### GIVEN INFORMATION ###

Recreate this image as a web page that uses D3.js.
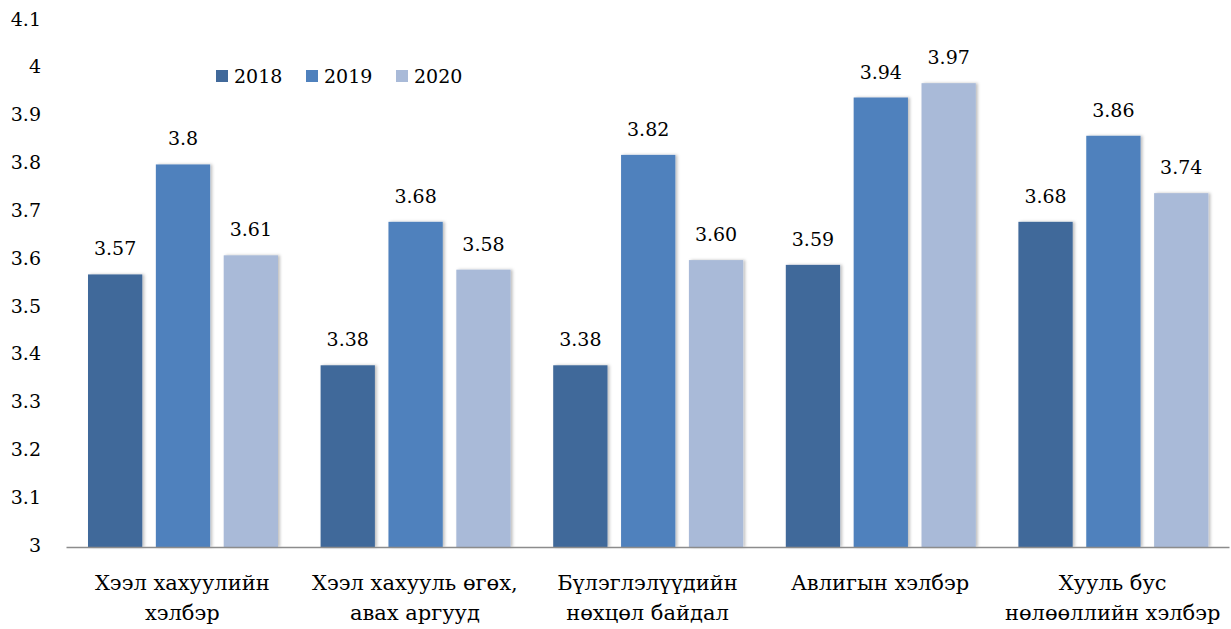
<!DOCTYPE html>
<html>
<head>
<meta charset="utf-8">
<script src="https://cdn.jsdelivr.net/npm/d3@7"></script>
<style>
  body { margin: 0; background: #fff; }
  text { font-family: "Palatino Linotype", "Book Antiqua", Palatino, "DejaVu Serif", serif; fill: #000; }
</style>
</head>
<body>
<div id="chart"></div>
<script>
// Chart data
var categories = [
  ["Хээл хахуулийн", "хэлбэр"],
  ["Хээл хахууль өгөх,", "авах аргууд"],
  ["Бүлэглэлүүдийн", "нөхцөл байдал"],
  ["Авлигын хэлбэр"],
  ["Хууль бус", "нөлөөллийн хэлбэр"]
];
var years = ["2018", "2019", "2020"];
var values2018 = [3.57, 3.38, 3.38, 3.59, 3.68];
var values2019 = [3.8, 3.68, 3.82, 3.94, 3.86];
var values2020 = [3.61, 3.58, 3.60, 3.97, 3.74];
var labels2018 = ["3.57", "3.38", "3.38", "3.59", "3.68"];
var labels2019 = ["3.8", "3.68", "3.82", "3.94", "3.86"];
var labels2020 = ["3.61", "3.58", "3.60", "3.97", "3.74"];
var yTicks = [3, 3.1, 3.2, 3.3, 3.4, 3.5, 3.6, 3.7, 3.8, 3.9, 4, 4.1];
var colors = ["#41699a", "#4f81bd", "#a9bad8"];

var svgWidth = 1231;
var svgHeight = 629;

var svg = d3.select("#chart")
  .append("svg")
  .attr("width", svgWidth)
  .attr("height", svgHeight);

// soft shadow like the office chart style
var defs = svg.append("defs");
var filter = defs.append("filter")
  .attr("id", "shadow")
  .attr("x", "-20%").attr("y", "-5%")
  .attr("width", "150%").attr("height", "110%");
filter.append("feDropShadow")
  .attr("dx", 2).attr("dy", 0)
  .attr("stdDeviation", 1.5)
  .attr("flood-color", "#000")
  .attr("flood-opacity", 0.25);

// Scales
var xScale = d3.scaleBand()
  .domain(d3.range(categories.length))
  .range([66, 1229])
  .padding(0);

var innerScale = d3.scaleBand()
  .domain(years)
  .range([22, 212])
  .paddingInner(0.2)
  .paddingOuter(0);

var yScale = d3.scaleLinear()
  .domain([3, 4.1])
  .range([547, 21]);

// Y axis labels (no line, no ticks)
var leftAxis = d3.axisLeft(yScale)
  .tickValues(yTicks)
  .tickFormat(d3.format("~g"))
  .tickSize(0)
  .tickPadding(0);

var yAxisGroup = svg.append("g")
  .attr("transform", "translate(41, -2)")
  .call(leftAxis);
yAxisGroup.select(".domain").remove();
yAxisGroup.selectAll("text")
  .attr("fill", "#000")
  .style("font-size", "19px");

// Build table for bars
var series = [values2018, values2019, values2020];
var seriesLabels = [labels2018, labels2019, labels2020];
var barData = [];
categories.forEach(function(c, i) {
  years.forEach(function(y, j) {
    barData.push({ cat: i, year: y, idx: j, value: series[j][i], label: seriesLabels[j][i] });
  });
});

var groups = svg.append("g");

groups.selectAll("rect.bar")
  .data(barData)
  .enter()
  .append("rect")
  .attr("class", "bar")
  .attr("x", d => xScale(d.cat) + innerScale(d.year))
  .attr("y", d => yScale(d.value))
  .attr("width", innerScale.bandwidth())
  .attr("height", d => yScale(3) - yScale(d.value))
  .attr("fill", d => colors[d.idx])
  .attr("filter", "url(#shadow)");

groups.selectAll("text.value")
  .data(barData)
  .enter()
  .append("text")
  .attr("class", "value")
  .attr("x", d => xScale(d.cat) + innerScale(d.year) + innerScale.bandwidth() / 2)
  .attr("y", d => yScale(d.value) - 19)
  .attr("text-anchor", "middle")
  .style("font-size", "19px")
  .text(d => d.label);

// X axis line
var bottomAxis = d3.axisBottom(xScale).tickSize(0).tickFormat("");
var xAxisGroup = svg.append("g")
  .attr("transform", "translate(0, 547)")
  .call(bottomAxis);
xAxisGroup.select(".domain")
  .attr("stroke", "#8c8c8c")
  .attr("stroke-width", 1.5);

// Category labels
var catLabels = svg.append("g").selectAll("text.cat")
  .data(categories)
  .enter()
  .append("text")
  .attr("class", "cat")
  .attr("text-anchor", "middle")
  .attr("x", (d, i) => xScale(i) + xScale.bandwidth() / 2)
  .attr("y", 590)
  .style("font-size", "21px");

catLabels.selectAll("tspan")
  .data(d => d)
  .enter()
  .append("tspan")
  .attr("x", function() { return d3.select(this.parentNode).attr("x"); })
  .attr("dy", (d, i) => i === 0 ? 0 : 30)
  .text(d => d);

// Legend
var legend = svg.append("g")
  .attr("transform", "translate(216, 70)");

var legendItems = legend.selectAll("g")
  .data(years)
  .enter()
  .append("g")
  .attr("transform", (d, i) => `translate(${i * 90}, 0)`);

legendItems.append("rect")
  .attr("width", 12)
  .attr("height", 12)
  .attr("fill", (d, i) => colors[i]);

legendItems.append("text")
  .attr("x", 18)
  .attr("y", 13)
  .style("font-size", "19px")
  .text(d => d);
</script>
</body>
</html>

###

* _PROBLEM TO SOLVE_: Send back the data above word for word, with the pictures left out.

* _RESPONSE BELOW_:
Recreate this image as a web page that uses D3.js.
<!DOCTYPE html>
<html>
<head>
<meta charset="utf-8">
<script src="https://cdn.jsdelivr.net/npm/d3@7"></script>
<style>
  body { margin: 0; background: #fff; }
  text { font-family: "Palatino Linotype", "Book Antiqua", Palatino, "DejaVu Serif", serif; fill: #000; }
</style>
</head>
<body>
<div id="chart"></div>
<script>
// Chart data
var categories = [
  ["Хээл хахуулийн", "хэлбэр"],
  ["Хээл хахууль өгөх,", "авах аргууд"],
  ["Бүлэглэлүүдийн", "нөхцөл байдал"],
  ["Авлигын хэлбэр"],
  ["Хууль бус", "нөлөөллийн хэлбэр"]
];
var years = ["2018", "2019", "2020"];
var values2018 = [3.57, 3.38, 3.38, 3.59, 3.68];
var values2019 = [3.8, 3.68, 3.82, 3.94, 3.86];
var values2020 = [3.61, 3.58, 3.60, 3.97, 3.74];
var labels2018 = ["3.57", "3.38", "3.38", "3.59", "3.68"];
var labels2019 = ["3.8", "3.68", "3.82", "3.94", "3.86"];
var labels2020 = ["3.61", "3.58", "3.60", "3.97", "3.74"];
var yTicks = [3, 3.1, 3.2, 3.3, 3.4, 3.5, 3.6, 3.7, 3.8, 3.9, 4, 4.1];
var colors = ["#41699a", "#4f81bd", "#a9bad8"];

var svgWidth = 1231;
var svgHeight = 629;

var svg = d3.select("#chart")
  .append("svg")
  .attr("width", svgWidth)
  .attr("height", svgHeight);

// soft shadow like the office chart style
var defs = svg.append("defs");
var filter = defs.append("filter")
  .attr("id", "shadow")
  .attr("x", "-20%").attr("y", "-5%")
  .attr("width", "150%").attr("height", "110%");
filter.append("feDropShadow")
  .attr("dx", 2).attr("dy", 0)
  .attr("stdDeviation", 1.5)
  .attr("flood-color", "#000")
  .attr("flood-opacity", 0.25);

// Scales
var xScale = d3.scaleBand()
  .domain(d3.range(categories.length))
  .range([66, 1229])
  .padding(0);

var innerScale = d3.scaleBand()
  .domain(years)
  .range([22, 212])
  .paddingInner(0.2)
  .paddingOuter(0);

var yScale = d3.scaleLinear()
  .domain([3, 4.1])
  .range([547, 21]);

// Y axis labels (no line, no ticks)
var leftAxis = d3.axisLeft(yScale)
  .tickValues(yTicks)
  .tickFormat(d3.format("~g"))
  .tickSize(0)
  .tickPadding(0);

var yAxisGroup = svg.append("g")
  .attr("transform", "translate(41, -2)")
  .call(leftAxis);
yAxisGroup.select(".domain").remove();
yAxisGroup.selectAll("text")
  .attr("fill", "#000")
  .style("font-size", "19px");

// Build table for bars
var series = [values2018, values2019, values2020];
var seriesLabels = [labels2018, labels2019, labels2020];
var barData = [];
categories.forEach(function(c, i) {
  years.forEach(function(y, j) {
    barData.push({ cat: i, year: y, idx: j, value: series[j][i], label: seriesLabels[j][i] });
  });
});

var groups = svg.append("g");

groups.selectAll("rect.bar")
  .data(barData)
  .enter()
  .append("rect")
  .attr("class", "bar")
  .attr("x", d => xScale(d.cat) + innerScale(d.year))
  .attr("y", d => yScale(d.value))
  .attr("width", innerScale.bandwidth())
  .attr("height", d => yScale(3) - yScale(d.value))
  .attr("fill", d => colors[d.idx])
  .attr("filter", "url(#shadow)");

groups.selectAll("text.value")
  .data(barData)
  .enter()
  .append("text")
  .attr("class", "value")
  .attr("x", d => xScale(d.cat) + innerScale(d.year) + innerScale.bandwidth() / 2)
  .attr("y", d => yScale(d.value) - 19)
  .attr("text-anchor", "middle")
  .style("font-size", "19px")
  .text(d => d.label);

// X axis line
var bottomAxis = d3.axisBottom(xScale).tickSize(0).tickFormat("");
var xAxisGroup = svg.append("g")
  .attr("transform", "translate(0, 547)")
  .call(bottomAxis);
xAxisGroup.select(".domain")
  .attr("stroke", "#8c8c8c")
  .attr("stroke-width", 1.5);

// Category labels
var catLabels = svg.append("g").selectAll("text.cat")
  .data(categories)
  .enter()
  .append("text")
  .attr("class", "cat")
  .attr("text-anchor", "middle")
  .attr("x", (d, i) => xScale(i) + xScale.bandwidth() / 2)
  .attr("y", 590)
  .style("font-size", "21px");

catLabels.selectAll("tspan")
  .data(d => d)
  .enter()
  .append("tspan")
  .attr("x", function() { return d3.select(this.parentNode).attr("x"); })
  .attr("dy", (d, i) => i === 0 ? 0 : 30)
  .text(d => d);

// Legend
var legend = svg.append("g")
  .attr("transform", "translate(216, 70)");

var legendItems = legend.selectAll("g")
  .data(years)
  .enter()
  .append("g")
  .attr("transform", (d, i) => `translate(${i * 90}, 0)`);

legendItems.append("rect")
  .attr("width", 12)
  .attr("height", 12)
  .attr("fill", (d, i) => colors[i]);

legendItems.append("text")
  .attr("x", 18)
  .attr("y", 13)
  .style("font-size", "19px")
  .text(d => d);
</script>
</body>
</html>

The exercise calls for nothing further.